As expected, her views attracted a vast pile-on, which included people questioning her qualifications and whether she’s fit to work within the psychology profession.

It’s not the first time that Nicola shared her sentiment. In January she said that she ‘very much doubted that The Psychologist would publish anything that supported Brexit or supported conservative views because there would be outrage from leftists’.

Nicola is justified in saying this: I’ve witnessed this outrage, the sort that unfolded when Jo Hemming published an article on Mail Online about Meghan Markle.

I share Nicola’s observation that the British Psychology Society’s magazine has consistently pushed left-wing types of agendas. For instance, in the run-up to Brexit, views which opposed it regularly appeared in the magazine. There have also been a number of articles that demonise Trump – I noticed these things because I am both pro-Brexit and pro-Trump.

It would be far more convenient for me not to express a particularly strong opinion on this. After all, I could easily capitalise on the kind of predominant views you’ll find in The Psychologist, the kind that promotes the victimhood narrative and social justice agenda. But I find this obsession to be nauseating and tiresome. It appears to me that victimhood, and hatred of White people (especially of White heterosexual men) are encouraged.

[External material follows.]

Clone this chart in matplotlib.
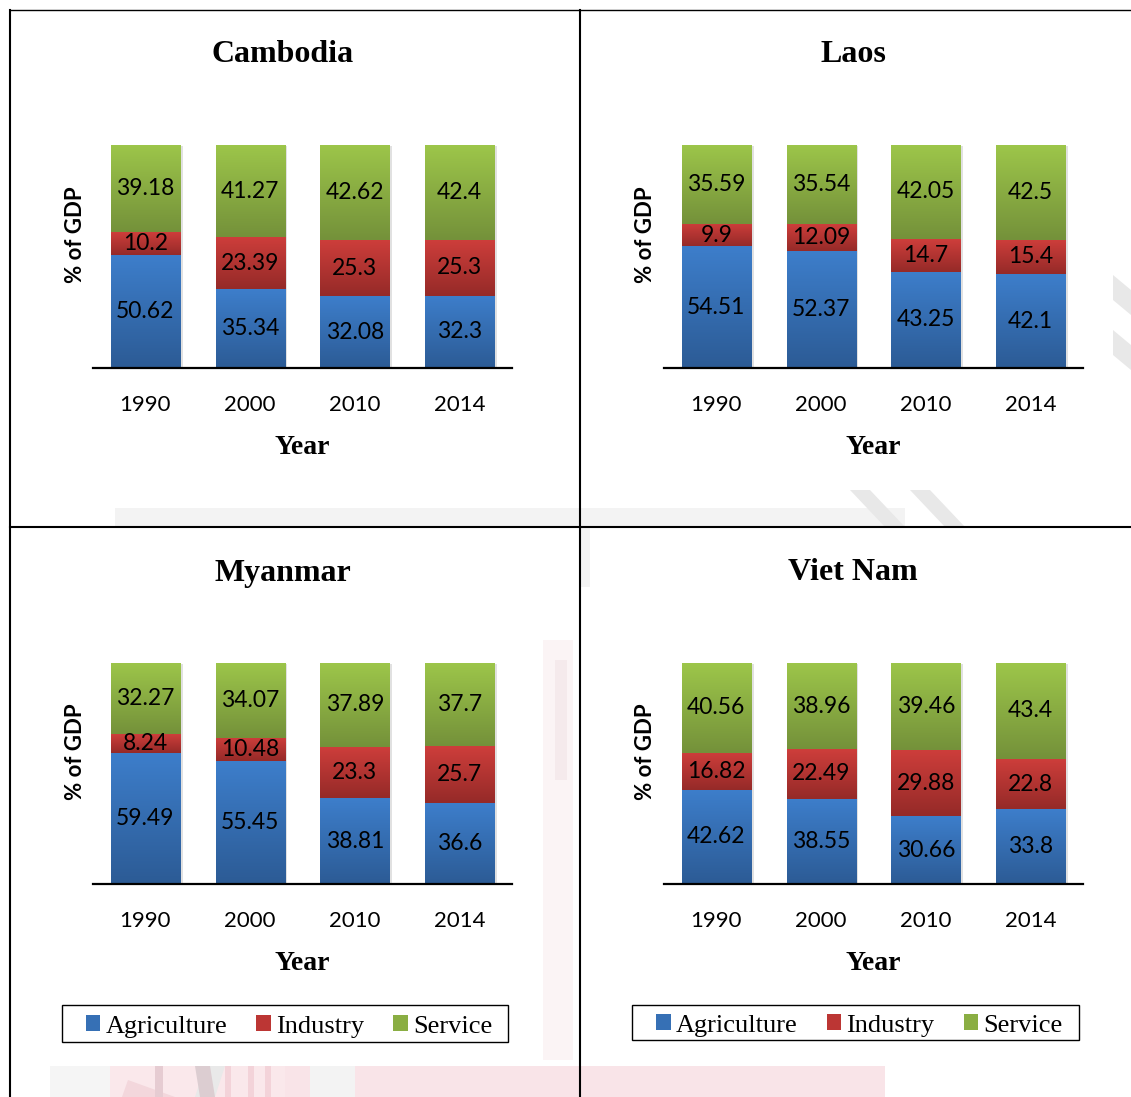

And I just don’t use the word ‘obsession’ for no reason. Here’s a selection of articles published on The Psychologist for the last six years which exemplifies this agenda I’m referring to.

Now contrast the above list to conservative views and it won’t take you long to notice that there is a scarcity of articles in The Psychologist that, for example,  talk positively about the contributions of Dr Jordan Peterson, articles that explore the views of Dr Noah Carl on race and IQ, or the ones that cover the unusual viewpoints within evolutionary psychology which you can read in Quillette.

As much as I hate identity politics, I feel that it is relevant to share my background: I’m gay and I spent my childhood in a slum in the Philippines – a country which has been colonised four times. That said, I could easily rack up intersectionality and victimhood points. Yet, I have never perceived myself as a victim of other people or circumstances: I always see myself as someone who is responsible for shaping my own destiny. I refuse to embrace victimhood; I always aim to be responsible for my own actions and incompetence, rather than be someone who weaponises victimhood to gain an undeserved advancement. Studying psychology encouraged me to operate based on self-actualisation.

I find The Psychologist to be an excellent repository of articles on racism and victimhood. Yet, as an immigrant, I have never experienced the UK as a racist country. For those who say that the UK is a racist country, I just wonder which country are they comparing it to? Are they comparing the UK to China? to Russia? To claim that this country is racist without taking into account other countries is rather unreasonable, if not disingenuous.

I’ve lived in five countries before coming here in the UK: Philippines, Singapore, Thailand, Vietnam, and Germany. And I can say that I have witnessed more racism in Singapore and Thailand than here. I don’t wish to invalidate other people’s experiences, but since I moved here (I came here in 2013 to do a master’s degree in psychology) I never experienced any form of discrimination or racism – perhaps because I don’t go on with my life scouting around for something to be offended about. I also spent most of my days in the company of White working-class people – because I’m the kind of immigrant who assimilates.

Now back to the BPS magazine. When I expressed my views on the kind of narratives that you would likely read in The Psychologist, I was told (via Twitter) that other topics are not being pushed out from the magazine, to which I clarified that I was not talking about topics, but rather about views on topics. For instance, I am not convinced that all readers of the magazine think that psychology needs to be decolonised.

In a time of such polarisation, I hope that the magazine would diversify its views – instead of obsessing on social justice dogmas.

It just feels like you’re reading social justice pieces straight from The Guardian – which would be acceptable if that’s what I signed up for. But then, I didn’t choose to read The Guardian.